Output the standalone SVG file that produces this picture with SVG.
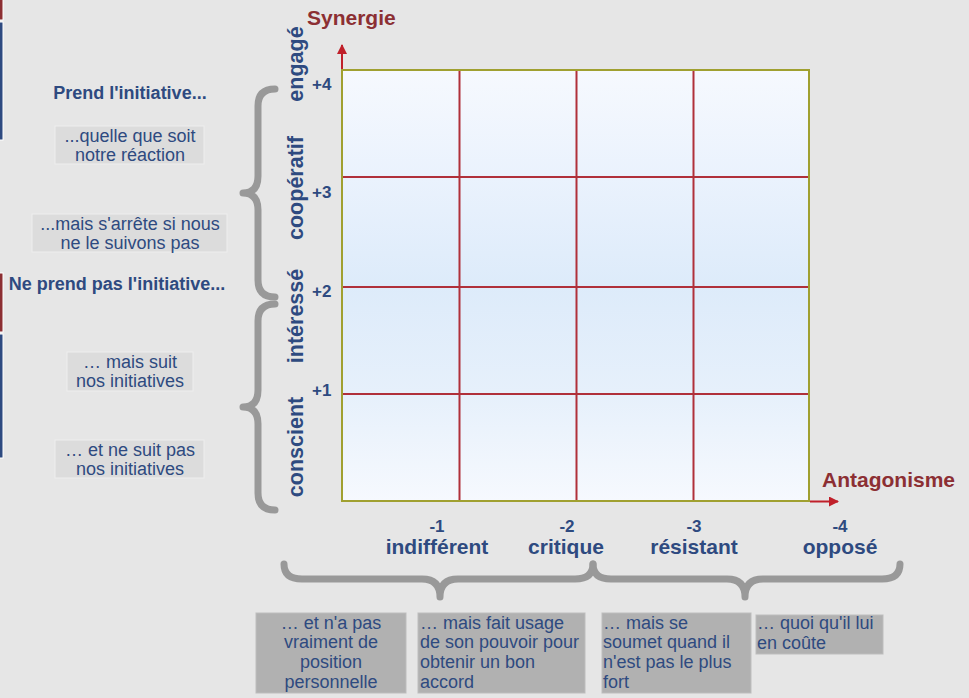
<svg xmlns="http://www.w3.org/2000/svg" width="969" height="698" viewBox="0 0 969 698">
<defs>
<linearGradient id="gfill" x1="0" y1="0" x2="0" y2="1">
<stop offset="0" stop-color="#f6f9fe"/>
<stop offset="0.25" stop-color="#eaf2fd"/>
<stop offset="0.5" stop-color="#ddebfa"/>
<stop offset="0.75" stop-color="#e6f0fb"/>
<stop offset="1" stop-color="#f6f9fe"/>
</linearGradient>
<marker id="arr" viewBox="0 0 10 10" refX="9" refY="5" markerWidth="10" markerHeight="10" markerUnits="userSpaceOnUse" orient="auto">
<path d="M0,0 L10,5 L0,10 Z" fill="#c0202a"/>
</marker>
<style>
.t{font-family:"Liberation Sans",Arial,sans-serif;fill:#2e4a80}
.b{font-weight:bold}
.ax{font-family:"Liberation Sans",Arial,sans-serif;font-weight:bold;fill:#8c2f33;font-size:21px}
.lbl{font-size:18px}
.vl{font-size:21.5px;font-weight:bold}
.num{font-size:17px;font-weight:bold}
.cat{font-size:21px;font-weight:bold}
.lb{fill:#dcdcdc;stroke:#eeeeee;stroke-width:1}
.db{fill:#b1b1b1;stroke:#bdbdbd;stroke-width:1}
.brace{fill:none;stroke:#999999;stroke-width:7;stroke-linecap:round;stroke-linejoin:round}
.grid{stroke:#b0303a;stroke-width:2}
.bar{stroke:#ffffff;stroke-width:1}
</style>
</defs>
<rect x="0" y="0" width="969" height="698" fill="#e6e6e6"/>

<g id="edge-bars">
<rect class="bar" x="-1" y="-1" width="4" height="21" fill="#8c2f33"/>
<rect class="bar" x="-1" y="22" width="4" height="118" fill="#2e4a80"/>
<rect class="bar" x="-1" y="273" width="4" height="59" fill="#8c2f33"/>
<rect class="bar" x="-1" y="334" width="4" height="124" fill="#2e4a80"/>
</g>

<g id="grid">
<rect x="342" y="70" width="467" height="431" fill="url(#gfill)"/>
<line class="grid" x1="459.5" y1="70" x2="459.5" y2="501"/>
<line class="grid" x1="576.5" y1="70" x2="576.5" y2="501"/>
<line class="grid" x1="693.5" y1="70" x2="693.5" y2="501"/>
<line class="grid" x1="342" y1="177" x2="809" y2="177"/>
<line class="grid" x1="342" y1="287" x2="809" y2="287"/>
<line class="grid" x1="342" y1="394" x2="809" y2="394"/>
<rect x="342" y="70" width="467" height="431" fill="none" stroke="#a0a030" stroke-width="2"/>
</g>

<g id="connectors">
<line x1="342" y1="69" x2="342" y2="45" stroke="#c0202a" stroke-width="2" marker-end="url(#arr)"/>
<line x1="810" y1="501.5" x2="838" y2="501.5" stroke="#c0202a" stroke-width="2" marker-end="url(#arr)"/>
<path class="brace" d="M275,89 Q258,89 258,106 L258,176 Q258,193 243,193 Q258,193 258,210 L258,280 Q258,297 275,297"/>
<path class="brace" d="M275,304 Q258,304 258,321 L258,390 Q258,407 243,407 Q258,407 258,424 L258,493 Q258,510 275,510"/>
<path class="brace" d="M284,564 Q284,579 302,579 L422,579 Q440,579 440,597 Q440,579 458,579 L575,579 Q593,579 593,564"/>
<path class="brace" d="M593,564 Q593,579 611,579 L727,579 Q745,579 745,597 Q745,579 763,579 L882,579 Q900,579 900,564"/>
</g>

<g id="axis-titles">
<text class="ax" x="307" y="25">Synergie</text>
<text class="ax" x="822" y="487">Antagonisme</text>
</g>

<g id="y-labels">
<text class="t vl" transform="translate(303,64) rotate(-90)" text-anchor="middle">engagé</text>
<text class="t vl" transform="translate(303,188) rotate(-90)" text-anchor="middle">coopératif</text>
<text class="t vl" transform="translate(303,316) rotate(-90)" text-anchor="middle">intéressé</text>
<text class="t vl" transform="translate(303,447) rotate(-90)" text-anchor="middle">conscient</text>
<text class="t num" x="312" y="90">+4</text>
<text class="t num" x="312" y="198">+3</text>
<text class="t num" x="312" y="297">+2</text>
<text class="t num" x="312" y="396">+1</text>
</g>

<g id="x-labels" text-anchor="middle">
<text class="t num" x="437" y="532">-1</text>
<text class="t cat" x="437" y="554">indifférent</text>
<text class="t num" x="567" y="532">-2</text>
<text class="t cat" x="566" y="554">critique</text>
<text class="t num" x="694" y="532">-3</text>
<text class="t cat" x="694" y="554">résistant</text>
<text class="t num" x="840" y="532">-4</text>
<text class="t cat" x="840" y="554">opposé</text>
</g>

<g id="left-notes">
<text class="t b" x="130" y="99" font-size="18" text-anchor="middle">Prend l'initiative...</text>
<g id="note-quelle">
<rect class="lb" x="55" y="126" width="149" height="38"/>
<text class="t lbl" x="130" y="142" text-anchor="middle">...quelle que soit</text>
<text class="t lbl" x="130" y="161" text-anchor="middle">notre réaction</text>
</g>
<g id="note-arrete">
<rect class="lb" x="32" y="214" width="195" height="38"/>
<text class="t lbl" x="130" y="230" text-anchor="middle">...mais s'arrête si nous</text>
<text class="t lbl" x="130" y="249" text-anchor="middle">ne le suivons pas</text>
</g>
<text class="t b" x="117" y="290" font-size="18" text-anchor="middle">Ne prend pas l'initiative...</text>
<g id="note-suit">
<rect class="lb" x="67" y="352" width="126" height="39"/>
<text class="t lbl" x="130" y="368" text-anchor="middle">… mais suit</text>
<text class="t lbl" x="130" y="387" text-anchor="middle">nos initiatives</text>
</g>
<g id="note-nesuit">
<rect class="lb" x="55" y="440" width="149" height="38"/>
<text class="t lbl" x="130" y="456" text-anchor="middle">… et ne suit pas</text>
<text class="t lbl" x="130" y="475" text-anchor="middle">nos initiatives</text>
</g>
</g>

<g id="bottom-notes">
<g id="note-position">
<rect class="db" x="256" y="613" width="150" height="80"/>
<text class="t lbl" x="331" y="629" text-anchor="middle">… et n'a pas</text>
<text class="t lbl" x="331" y="648" text-anchor="middle">vraiment de</text>
<text class="t lbl" x="331" y="668" text-anchor="middle">position</text>
<text class="t lbl" x="331" y="688" text-anchor="middle">personnelle</text>
</g>
<g id="note-pouvoir">
<rect class="db" x="418" y="613" width="167" height="80"/>
<text class="t lbl" x="420" y="629">… mais fait usage</text>
<text class="t lbl" x="420" y="648">de son pouvoir pour</text>
<text class="t lbl" x="420" y="668">obtenir un bon</text>
<text class="t lbl" x="420" y="688">accord</text>
</g>
<g id="note-soumet">
<rect class="db" x="602" y="613" width="149" height="80"/>
<text class="t lbl" x="603" y="629">… mais se</text>
<text class="t lbl" x="603" y="648">soumet quand il</text>
<text class="t lbl" x="603" y="668">n'est pas le plus</text>
<text class="t lbl" x="603" y="688">fort</text>
</g>
<g id="note-coute">
<rect class="db" x="756" y="615" width="127" height="39"/>
<text class="t lbl" x="757" y="629">… quoi qu'il lui</text>
<text class="t lbl" x="757" y="649">en coûte</text>
</g>
</g>
</svg>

= = = = =

Quote the material exactly. Pictures stay out.

Output the standalone SVG file that produces this picture with SVG.
<svg xmlns="http://www.w3.org/2000/svg" width="969" height="698" viewBox="0 0 969 698">
<defs>
<linearGradient id="gfill" x1="0" y1="0" x2="0" y2="1">
<stop offset="0" stop-color="#f6f9fe"/>
<stop offset="0.25" stop-color="#eaf2fd"/>
<stop offset="0.5" stop-color="#ddebfa"/>
<stop offset="0.75" stop-color="#e6f0fb"/>
<stop offset="1" stop-color="#f6f9fe"/>
</linearGradient>
<marker id="arr" viewBox="0 0 10 10" refX="9" refY="5" markerWidth="10" markerHeight="10" markerUnits="userSpaceOnUse" orient="auto">
<path d="M0,0 L10,5 L0,10 Z" fill="#c0202a"/>
</marker>
<style>
.t{font-family:"Liberation Sans",Arial,sans-serif;fill:#2e4a80}
.b{font-weight:bold}
.ax{font-family:"Liberation Sans",Arial,sans-serif;font-weight:bold;fill:#8c2f33;font-size:21px}
.lbl{font-size:18px}
.vl{font-size:21.5px;font-weight:bold}
.num{font-size:17px;font-weight:bold}
.cat{font-size:21px;font-weight:bold}
.lb{fill:#dcdcdc;stroke:#eeeeee;stroke-width:1}
.db{fill:#b1b1b1;stroke:#bdbdbd;stroke-width:1}
.brace{fill:none;stroke:#999999;stroke-width:7;stroke-linecap:round;stroke-linejoin:round}
.grid{stroke:#b0303a;stroke-width:2}
.bar{stroke:#ffffff;stroke-width:1}
</style>
</defs>
<rect x="0" y="0" width="969" height="698" fill="#e6e6e6"/>

<g id="edge-bars">
<rect class="bar" x="-1" y="-1" width="4" height="21" fill="#8c2f33"/>
<rect class="bar" x="-1" y="22" width="4" height="118" fill="#2e4a80"/>
<rect class="bar" x="-1" y="273" width="4" height="59" fill="#8c2f33"/>
<rect class="bar" x="-1" y="334" width="4" height="124" fill="#2e4a80"/>
</g>

<g id="grid">
<rect x="342" y="70" width="467" height="431" fill="url(#gfill)"/>
<line class="grid" x1="459.5" y1="70" x2="459.5" y2="501"/>
<line class="grid" x1="576.5" y1="70" x2="576.5" y2="501"/>
<line class="grid" x1="693.5" y1="70" x2="693.5" y2="501"/>
<line class="grid" x1="342" y1="177" x2="809" y2="177"/>
<line class="grid" x1="342" y1="287" x2="809" y2="287"/>
<line class="grid" x1="342" y1="394" x2="809" y2="394"/>
<rect x="342" y="70" width="467" height="431" fill="none" stroke="#a0a030" stroke-width="2"/>
</g>

<g id="connectors">
<line x1="342" y1="69" x2="342" y2="45" stroke="#c0202a" stroke-width="2" marker-end="url(#arr)"/>
<line x1="810" y1="501.5" x2="838" y2="501.5" stroke="#c0202a" stroke-width="2" marker-end="url(#arr)"/>
<path class="brace" d="M275,89 Q258,89 258,106 L258,176 Q258,193 243,193 Q258,193 258,210 L258,280 Q258,297 275,297"/>
<path class="brace" d="M275,304 Q258,304 258,321 L258,390 Q258,407 243,407 Q258,407 258,424 L258,493 Q258,510 275,510"/>
<path class="brace" d="M284,564 Q284,579 302,579 L422,579 Q440,579 440,597 Q440,579 458,579 L575,579 Q593,579 593,564"/>
<path class="brace" d="M593,564 Q593,579 611,579 L727,579 Q745,579 745,597 Q745,579 763,579 L882,579 Q900,579 900,564"/>
</g>

<g id="axis-titles">
<text class="ax" x="307" y="25">Synergie</text>
<text class="ax" x="822" y="487">Antagonisme</text>
</g>

<g id="y-labels">
<text class="t vl" transform="translate(303,64) rotate(-90)" text-anchor="middle">engagé</text>
<text class="t vl" transform="translate(303,188) rotate(-90)" text-anchor="middle">coopératif</text>
<text class="t vl" transform="translate(303,316) rotate(-90)" text-anchor="middle">intéressé</text>
<text class="t vl" transform="translate(303,447) rotate(-90)" text-anchor="middle">conscient</text>
<text class="t num" x="312" y="90">+4</text>
<text class="t num" x="312" y="198">+3</text>
<text class="t num" x="312" y="297">+2</text>
<text class="t num" x="312" y="396">+1</text>
</g>

<g id="x-labels" text-anchor="middle">
<text class="t num" x="437" y="532">-1</text>
<text class="t cat" x="437" y="554">indifférent</text>
<text class="t num" x="567" y="532">-2</text>
<text class="t cat" x="566" y="554">critique</text>
<text class="t num" x="694" y="532">-3</text>
<text class="t cat" x="694" y="554">résistant</text>
<text class="t num" x="840" y="532">-4</text>
<text class="t cat" x="840" y="554">opposé</text>
</g>

<g id="left-notes">
<text class="t b" x="130" y="99" font-size="18" text-anchor="middle">Prend l'initiative...</text>
<g id="note-quelle">
<rect class="lb" x="55" y="126" width="149" height="38"/>
<text class="t lbl" x="130" y="142" text-anchor="middle">...quelle que soit</text>
<text class="t lbl" x="130" y="161" text-anchor="middle">notre réaction</text>
</g>
<g id="note-arrete">
<rect class="lb" x="32" y="214" width="195" height="38"/>
<text class="t lbl" x="130" y="230" text-anchor="middle">...mais s'arrête si nous</text>
<text class="t lbl" x="130" y="249" text-anchor="middle">ne le suivons pas</text>
</g>
<text class="t b" x="117" y="290" font-size="18" text-anchor="middle">Ne prend pas l'initiative...</text>
<g id="note-suit">
<rect class="lb" x="67" y="352" width="126" height="39"/>
<text class="t lbl" x="130" y="368" text-anchor="middle">… mais suit</text>
<text class="t lbl" x="130" y="387" text-anchor="middle">nos initiatives</text>
</g>
<g id="note-nesuit">
<rect class="lb" x="55" y="440" width="149" height="38"/>
<text class="t lbl" x="130" y="456" text-anchor="middle">… et ne suit pas</text>
<text class="t lbl" x="130" y="475" text-anchor="middle">nos initiatives</text>
</g>
</g>

<g id="bottom-notes">
<g id="note-position">
<rect class="db" x="256" y="613" width="150" height="80"/>
<text class="t lbl" x="331" y="629" text-anchor="middle">… et n'a pas</text>
<text class="t lbl" x="331" y="648" text-anchor="middle">vraiment de</text>
<text class="t lbl" x="331" y="668" text-anchor="middle">position</text>
<text class="t lbl" x="331" y="688" text-anchor="middle">personnelle</text>
</g>
<g id="note-pouvoir">
<rect class="db" x="418" y="613" width="167" height="80"/>
<text class="t lbl" x="420" y="629">… mais fait usage</text>
<text class="t lbl" x="420" y="648">de son pouvoir pour</text>
<text class="t lbl" x="420" y="668">obtenir un bon</text>
<text class="t lbl" x="420" y="688">accord</text>
</g>
<g id="note-soumet">
<rect class="db" x="602" y="613" width="149" height="80"/>
<text class="t lbl" x="603" y="629">… mais se</text>
<text class="t lbl" x="603" y="648">soumet quand il</text>
<text class="t lbl" x="603" y="668">n'est pas le plus</text>
<text class="t lbl" x="603" y="688">fort</text>
</g>
<g id="note-coute">
<rect class="db" x="756" y="615" width="127" height="39"/>
<text class="t lbl" x="757" y="629">… quoi qu'il lui</text>
<text class="t lbl" x="757" y="649">en coûte</text>
</g>
</g>
</svg>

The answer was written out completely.